Revealed: The real reason Trump is building 'vulgar' monuments to himself

Revealed: The real reason Trump is building 'vulgar' monuments to himself
U.S. President Donald Trump holds a model of an arch monument during a ballroom dinner in the East Room at the White House in Washington, D.C., U.S., October 15, 2025. REUTERS/Jonathan Ernst TPX IMAGES OF THE DAY
U.S. President Donald Trump holds a model of an arch monument during a ballroom dinner in the East Room at the White House in Washington, D.C., U.S., October 15, 2025. REUTERS/Jonathan Ernst TPX IMAGES OF THE DAY
Trump

President Donald Trump’s mission to build monuments to himself is growing, and there’s a real reason behind why the nation’s 47th president is defying tradition and putting his name on so many things while he’s still in office — and still alive.

“Donald Trump’s two favorite things are himself and money,” writes Windsor Mann at The Daily Beast. “Now he has decided to combine the two. Indeed, for the first time in history, the sitting president is adding his signature to our paper currency. Trump’s name will be on your money, which is his way of saying that he owns you.”

Mann notes that the “John F. Kennedy Center for the Performing Arts is now, albeit unofficially, the Donald J. Trump and the John F. Kennedy Memorial Center for the Performing Arts.”

The U.S. Institute of Peace is now the Donald J. Trump Institute of Peace, and, “Trump reportedly floated the idea of renaming Penn Station after himself during negotiations over federal funds for a tunnel between New York and New Jersey.”

The president is not the only one naming things after himself.

In 2024, House Republicans pushed legislation to rename Washington Dulles International Airport the “Donald J. Trump International Airport.”

“And last November,” Mann notes, “Florida State Rep.
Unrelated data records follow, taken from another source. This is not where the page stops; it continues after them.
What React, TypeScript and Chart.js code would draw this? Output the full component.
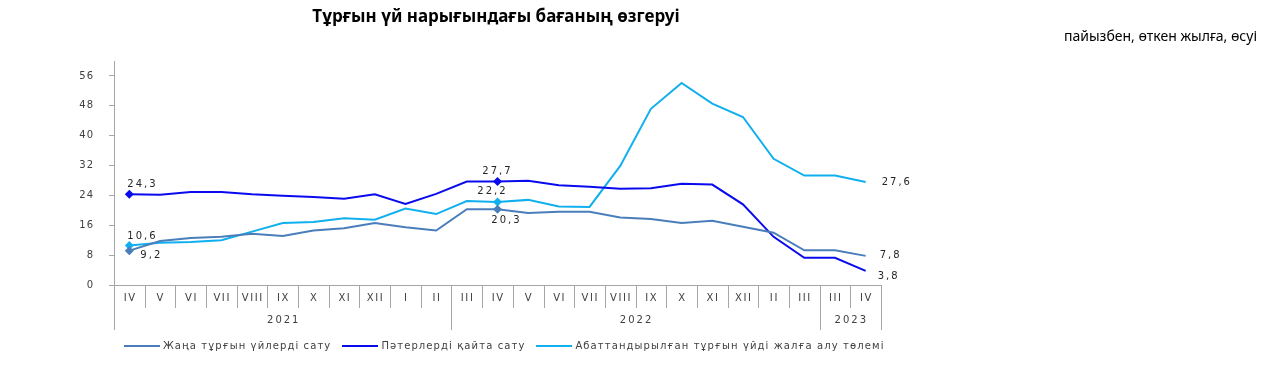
import React, { useEffect, useRef } from 'react';
import { Chart, registerables } from 'chart.js';

Chart.register(...registerables);

const months = ['IV', 'V', 'VI', 'VII', 'VIII', 'IX', 'X', 'XI', 'XII', 'I', 'II', 'III', 'IV', 'V', 'VI', 'VII', 'VIII', 'IX', 'X', 'XI', 'XII', 'II', 'III', 'III', 'IV'];
const years = ['2021', '2022', '2023'];
const yearSpans = [11, 12, 2];

const newHousing = [9.2, 11.8, 12.6, 12.9, 13.7, 13.1, 14.6, 15.2, 16.6, 15.5, 14.6, 20.3, 20.3, 19.3, 19.6, 19.6, 18.1, 17.7, 16.6, 17.2, 15.6, 14.0, 9.3, 9.3, 7.8];
const resale = [24.3, 24.2, 24.9, 24.9, 24.3, 23.9, 23.6, 23.1, 24.3, 21.7, 24.4, 27.7, 27.7, 27.9, 26.7, 26.3, 25.8, 25.9, 27.1, 26.9, 21.6, 12.9, 7.3, 7.3, 3.8];
const rent = [10.6, 11.3, 11.5, 12.0, 14.3, 16.6, 16.9, 17.9, 17.5, 20.5, 19.0, 22.5, 22.2, 22.8, 21.0, 20.9, 31.9, 47.2, 54.1, 48.6, 45.0, 33.8, 29.3, 29.3, 27.6];

const seriesNames = ['Жаңа тұрғын үйлерді сату', 'Пәтерлерді қайта сату', 'Абаттандырылған тұрғын үйді жалға алу төлемі'];
const seriesColors = ['#4a7ebb', '#0a0aee', '#10b0ee'];
const labeledIdx = [0, 12, 24];
const markerIdx = [0, 12];

// label placement per series for labeledIdx: [dx, dy, align]
const labelPlacement: [number, number, CanvasTextAlign][][] = [
  [[11, 5, 'left'], [9, 11, 'center'], [14, 0, 'left']],
  [[-2, -10, 'left'], [0, -10, 'center'], [12, 6, 'left']],
  [[-2, -9, 'left'], [-5, -11, 'center'], [16, 0, 'left']],
];

const fmt = (v: number) => v.toFixed(1).replace('.', ',');

const GRAY = '#a6a6a6';
const TXT = '#404040';

const customPlugin = {
  id: 'custom',
  beforeDraw(chart: any) {
    (chart.ctx as any).letterSpacing = '1px';
  },
  afterDraw(chart: any) {
    const ctx = chart.ctx;
    const xs = chart.scales.x;
    const area = chart.chartArea;
    const bottom = area.bottom;
    const half = (xs.getPixelForValue(1) - xs.getPixelForValue(0)) / 2;
    ctx.save();
    ctx.strokeStyle = GRAY;
    ctx.lineWidth = 1;
    const groupEnds = new Set<number>();
    let acc = 0;
    groupEnds.add(0);
    yearSpans.forEach((s) => { acc += s; groupEnds.add(acc); });
    for (let i = 0; i <= months.length; i++) {
      const x = Math.round(xs.getPixelForValue(i) - half) + 0.5;
      const len = groupEnds.has(i) ? 45 : 23;
      ctx.beginPath();
      ctx.moveTo(x, bottom);
      ctx.lineTo(x, bottom + len);
      ctx.stroke();
    }
    ctx.fillStyle = TXT;
    ctx.font = '10px "DejaVu Sans"';
    ctx.textBaseline = 'middle';
    ctx.textAlign = 'center';
    (ctx as any).letterSpacing = '1.6px';
    months.forEach((m, i) => {
      ctx.fillText(m, xs.getPixelForValue(i) + 0.8, bottom + 13);
    });
    (ctx as any).letterSpacing = '2px';
    let start = 0;
    years.forEach((y, gi) => {
      const end = start + yearSpans[gi] - 1;
      const cx = (xs.getPixelForValue(start) + xs.getPixelForValue(end)) / 2;
      ctx.fillText(y, cx + 1, bottom + 35);
      start += yearSpans[gi];
    });
    ctx.fillStyle = '#262626';
    chart.data.datasets.forEach((ds: any, di: number) => {
      const meta = chart.getDatasetMeta(di);
      labeledIdx.forEach((idx, k) => {
        const pt = meta.data[idx];
        const [dx, dy, align] = labelPlacement[di][k];
        ctx.textAlign = align;
        ctx.fillText(fmt(ds.data[idx]), pt.x + dx, pt.y + dy);
      });
    });
    ctx.restore();
  },
};

export default function App() {
  const ref = useRef<HTMLCanvasElement>(null);
  useEffect(() => {
    if (!ref.current) return;
    const seriesData = [newHousing, resale, rent];
    const chart = new Chart(ref.current, {
      type: 'line',
      data: {
        labels: months,
        datasets: seriesData.map((d, i) => ({
          label: seriesNames[i],
          data: d,
          borderColor: seriesColors[i],
          backgroundColor: seriesColors[i],
          borderWidth: 2,
          tension: 0,
          pointStyle: 'rectRot',
          pointRadius: d.map((_, j) => (markerIdx.includes(j) ? 4.5 : 0)),
          pointBorderWidth: 0,
          fill: false,
        })),
      },
      options: {
        animation: false,
        responsive: false,
        layout: { padding: { top: 61, left: 0, right: 392, bottom: 42 } },
        plugins: { legend: { display: false }, tooltip: { enabled: false }, title: { display: false } },
        scales: {
          x: {
            type: 'category',
            offset: true,
            grid: { display: false, offset: true },
            ticks: { display: false },
            border: { display: true, color: GRAY, width: 1 },
            afterFit: (s: any) => { s.height = 50; },
          },
          y: {
            min: 0,
            max: 60,
            ticks: { stepSize: 8, color: TXT, font: { family: 'DejaVu Sans', size: 10 }, padding: 15 },
            afterBuildTicks: (s: any) => { s.ticks = s.ticks.filter((t: any) => t.value !== 60); },
            grid: { display: true, drawOnChartArea: false, drawTicks: true, tickLength: 5, color: GRAY },
            border: { display: true, color: GRAY, width: 1 },
            afterFit: (s: any) => { s.width = 114; },
          },
        },
      },
      plugins: [customPlugin],
    });
    return () => chart.destroy();
  }, []);

  return (
    <div style={{ position: 'fixed', left: 0, top: 0, width: 1273, height: 377, background: '#fff' }}>
      <canvas ref={ref} width={1273} height={377} style={{ position: 'absolute', left: 0, top: 0, width: 1273, height: 377 }} />
      <div style={{ position: 'absolute', left: 0, top: 4, width: 992, textAlign: 'center', font: 'bold 17px "Noto Sans"', lineHeight: '24px', color: '#000' }}>
        Тұрғын үй нарығындағы бағаның өзгеруі
      </div>
      <div style={{ position: 'absolute', right: 16, top: 26, font: '14px "Noto Sans"', lineHeight: '20px', color: '#000', whiteSpace: 'nowrap' }}>
        пайызбен, өткен жылға, өсуі
      </div>
      <div style={{ position: 'absolute', left: 124, top: 339, display: 'flex', alignItems: 'center', font: '10px "DejaVu Sans"', letterSpacing: '1.1px', color: TXT, whiteSpace: 'nowrap' }}>
        {seriesNames.map((n, i) => (
          <div key={n} style={{ display: 'flex', alignItems: 'center', marginRight: 11 }}>
            <span style={{ display: 'inline-block', width: 36, height: 2, background: seriesColors[i], marginRight: 3 }} />
            <span style={{ lineHeight: '14px' }}>{n}</span>
          </div>
        ))}
      </div>
    </div>
  );
}
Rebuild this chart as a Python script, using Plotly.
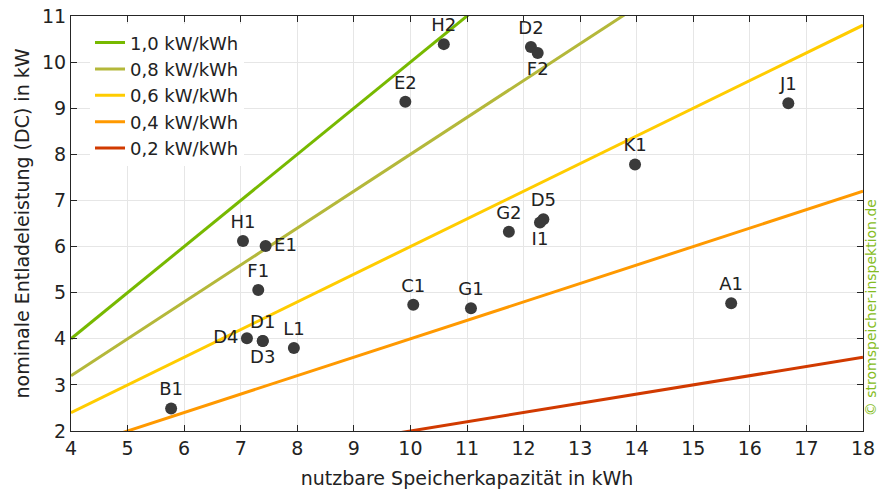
import plotly.graph_objects as go

# ---- data ----
labels = ["H2", "D2", "F2", "E2", "J1", "K1", "G2", "D5", "I1", "C1", "G1", "A1",
          "H1", "E1", "F1", "D4", "D1", "D3", "L1", "B1"]
capacity_kwh = [10.59, 12.13, 12.25, 9.91, 16.68, 13.97, 11.74, 12.35, 12.29, 10.05, 11.07, 15.67,
                7.04, 7.44, 7.31, 7.11, 7.39, 7.39, 7.94, 5.77]
power_kw = [10.39, 10.33, 10.20, 9.14, 9.11, 7.78, 6.32, 6.59, 6.52, 4.74, 4.66, 4.77,
            6.12, 6.01, 5.06, 4.01, 3.95, 3.95, 3.80, 2.49]
label_pos = ["top center", "top center", "bottom center", "top center", "top center", "top center",
             "top center", "top center", "bottom center", "top center", "top center", "top center",
             "top center", "middle right", "top center", "middle left", "top center", "bottom center",
             "top center", "top center"]

ratios = [1.0, 0.8, 0.6, 0.4, 0.2]
ratio_names = ["1,0 kW/kWh", "0,8 kW/kWh", "0,6 kW/kWh", "0,4 kW/kWh", "0,2 kW/kWh"]
ratio_colors = ["#77b900", "#b4b83a", "#ffcc00", "#ff9900", "#d13a00"]
x_line = [4, 18]

x_ticks = list(range(4, 19))
y_ticks = list(range(2, 12))

FONT = "Verdana, DejaVu Sans, sans-serif"
TXT = "#222222"

fig = go.Figure()

for r, name, col in zip(ratios, ratio_names, ratio_colors):
    fig.add_trace(go.Scatter(
        x=x_line, y=[r * v for v in x_line], mode="lines", name=name,
        line=dict(color=col, width=3), hoverinfo="skip"))

fig.add_trace(go.Scatter(
    x=capacity_kwh, y=power_kw, mode="markers+text", text=labels,
    textposition=label_pos, showlegend=False,
    marker=dict(color="#3a3a3a", size=12),
    textfont=dict(family=FONT, size=18, color=TXT)))

axis_common = dict(
    showline=True, linecolor="#262626", linewidth=1, mirror="ticks",
    ticks="inside", ticklen=6, tickcolor="#262626",
    showgrid=True, gridcolor="#e6e6e6", gridwidth=1, zeroline=False,
    tickfont=dict(family=FONT, size=19, color=TXT), automargin=False,
)

fig.update_xaxes(range=[4, 18], tickvals=x_ticks, ticktext=[str(v) for v in x_ticks],
                 title=dict(text="nutzbare Speicherkapazität in kWh",
                            font=dict(family=FONT, size=19, color=TXT), standoff=14),
                 **axis_common)
fig.update_yaxes(range=[2, 11], tickvals=y_ticks, ticktext=[str(v) for v in y_ticks],
                 title=dict(text="nominale Entladeleistung (DC) in kW",
                            font=dict(family=FONT, size=19, color=TXT), standoff=7),
                 **axis_common)

fig.add_annotation(text="© stromspeicher-inspektion.de", xref="paper", yref="paper",
                   x=1.0, xshift=8, y=0.296, textangle=-90, showarrow=False,
                   xanchor="center", yanchor="middle",
                   font=dict(family=FONT, size=14, color="#85bc22"))

fig.update_layout(
    width=879, height=489,
    margin=dict(l=71, r=16, t=16, b=58),
    paper_bgcolor="white", plot_bgcolor="white",
    font=dict(family=FONT, color=TXT),
    legend=dict(x=0.024, y=0.98, xanchor="left", yanchor="top",
                bgcolor="white", borderwidth=0,
                font=dict(family=FONT, size=18, color=TXT),
                tracegroupgap=0, itemwidth=30),
)

fig.write_html("out.html", config={"displayModeBar": False},
               post_script="document.body.style.margin='0';")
Meg Weinberger introduced a bill to rename the Palm Beach International Airport as another ‘Donald J. Trump International Airport.’ Sure, why not?”

Spending $300,000 on a two-story tall statue of Trump, a group of crypto investors installed it on Trump’s Doral, Florida golf course.

“It is, like the man it commemorates, vulgar and excessive,” says Mann. “But one thing it is not is unnecessary, at least not from the vantage point of these investors. The way to Trump’s heart is through his ego, and nothing satiates his ego as much as a graven image made in his image and at someone else’s expense.”

Pointing to the Washington Monument, the Lincoln Memorial, and the Jefferson Memorial — all built years after their namesakes’ passing — Mann notes that “we memorialize presidents once public opinion and historians have had time to reach a consensus as to whether their contributions merit commemoration.”

Which, perhaps, is why Trump is rushing to do so now.

“After all, what if we built a statue of someone who turned out to be in the Epstein files or who, after losing an election, tried to overthrow our democracy?” Mann asks. “It would be costly and tedious to dismantle a statue of such a person after these revelations surfaced. Perhaps Trump realizes this, which is why he’s building not one monument to himself but scores of them.”